E così avvenne nell’esistenza del futuro benefattore, la cui vita è stata caratterizzata da una sofferta ed intensa sensibilità a favore dei poveri e di classi sociali disagiate e ciò in molte parti d’Italia, all’estero, ed in modo particolare nella sua città natale, Paternò, dove farà costruire il Santuario della Consolazione nel periodo che va dal 1948 al 1954, retto dai padri Domenicani dal 1954 al 1966 e dal 17 ottobre 1966 in poi dai padri dell’opera di Don Orione, mentre la casa della carità “Mamma Provvidenza” viene affidata alle suore Domenicane Missionarie di San Sisto.
Era andato via da Paternò col cuore rivolto a Maria SS. della Consolazione, nella cui confraternita era stato governatore il nonno Angelo Virgillito, colui che incaricò nel 1870 l’Architetto Carlo Sada (lo stesso che creò il progetto del Teatro Massimo Bellini di Catania), di progettare il fercolo della Madonna della Consolazione.
Il 29 maggio 1965 il sindaco di Paternò dott. Giuseppe Benfatto, consegnava la chiave d’oro della città a Michelangelo Virgillito, il quale nel palazzo Comunale, pronunciava un profondo discorso, ricco d’intensa umanità nei messaggi rivolti alla sua terra illuminata dai sorrisi del cielo ed inondata dai profumi della natura negli anni della sua giovinezza prima di trasferirsi a Milano.
Rivolto poi a suoi concittadini – proseguendo nel suo discorso – asseriva che: “…Là dove sorge un campanile che si eleva diritto verso il cielo, il nostro animo avverte il conforto di un richiamo invisibile: è come noi sentissimo più vicino l’occhio vigile ed eterno di Dio… la chiesa non è il luogo dove si ascolta soltanto una predica o altro è molto, molto di più …! Anche queste chiese nella loro immensità spirituale ripongo nelle vostre mani, conservatene sempre la sublimità del loro fine.”
Ho appreso molte notizie sull’uomo Michelangelo Virgillito dialogando con il compianto Canonico Salvatore Longo, parroco negli ultimi anni della chiesa di San Francesco di Paola, luogo frequentato dal piccolo Michelangelo, spesso trasformato in rifugio quando doveva evitare di essere materialmente redarguito dal padre per le sue continue marachelle nel quartiere; era per dirla in breve un ragazzino “tostu” ossia discolo; divenuto assai sveglio e intraprendente prima di emigrare a Milano.
Il padre, piccolo imprenditore edile, lo portava spesso con sé a lavoro per punizione. Da bambino frequentò le scuole elementari sino alla terza classe e in seguito da autodidatta, conseguirà la licenza della scuola tecnica.

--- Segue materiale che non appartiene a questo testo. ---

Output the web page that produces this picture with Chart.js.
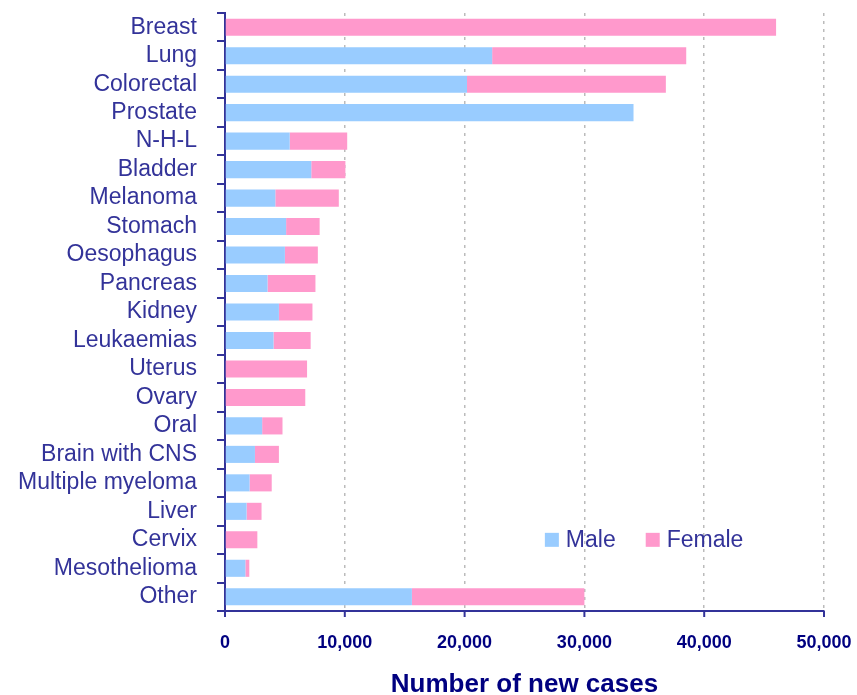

Padre Longo era solito inoltre asserire che sulla tomba del commendatore, (così lo chiamava anche nelle lettere che gli spediva a Milano), “… Non c’era un fiore, né un lumino; solo una lacrima di profondo dolore e gratitudine”.
Si commuoveva il canonico quando parlava delle ultime righe del testamento di Michelangelo Virgillito: “Paternò, Paternò se tu sapessi quanto ti ho amata!”.
Una frase ripetuta per ben due volte, un genuino messaggio dell’uomo della Provvidenza.
L’amico storico paternese Barbaro Conti (1930-2013) ha scritto: “… A me, personalmente, non ha lasciato neanche una lira, né mi spettava; ma quando entro nel Santuario o in un’altra chiesa da lui fatta edificare e vi sosto anche per poco o vi ascolto la messa, comprendo che anche a me ha donato qualcosa”.
Quest’anno nel trentottesimo anniversario della sua morte intendo parlare della figura del nostro grande benefattore depositando idealmente, nella chiesa del Santuario di Maria SS. della Consolazione, un fiore, i cui petali rappresentano gli eventi più belli già citati, rilevando la grande umiltà di un uomo che ha espresso la volontà di tumulare le sue spoglie mortali nell’Eremo di Fonte Avellana.
Già nel lontano luglio del 1959 Michelangelo Virgillito aveva confidato al dott. Enzo Castorina, giornalista: “… Quel giorno vorrei che fossi qui, in quest’eremo”.
E così avvenne nell’agosto del 1977, mentre – secondo lo scrittore Carmelo Ciccia (su “la gazzetta dell’Etna” – Paternò 03 agosto 1991) -: “…Veniva lasciato vuoto il loculo già predisposto per lui sotto l’altare maggiore del Santuario della Consolazione, nella natìa Paternò, l’opera più prestigiosa da lui realizzata”.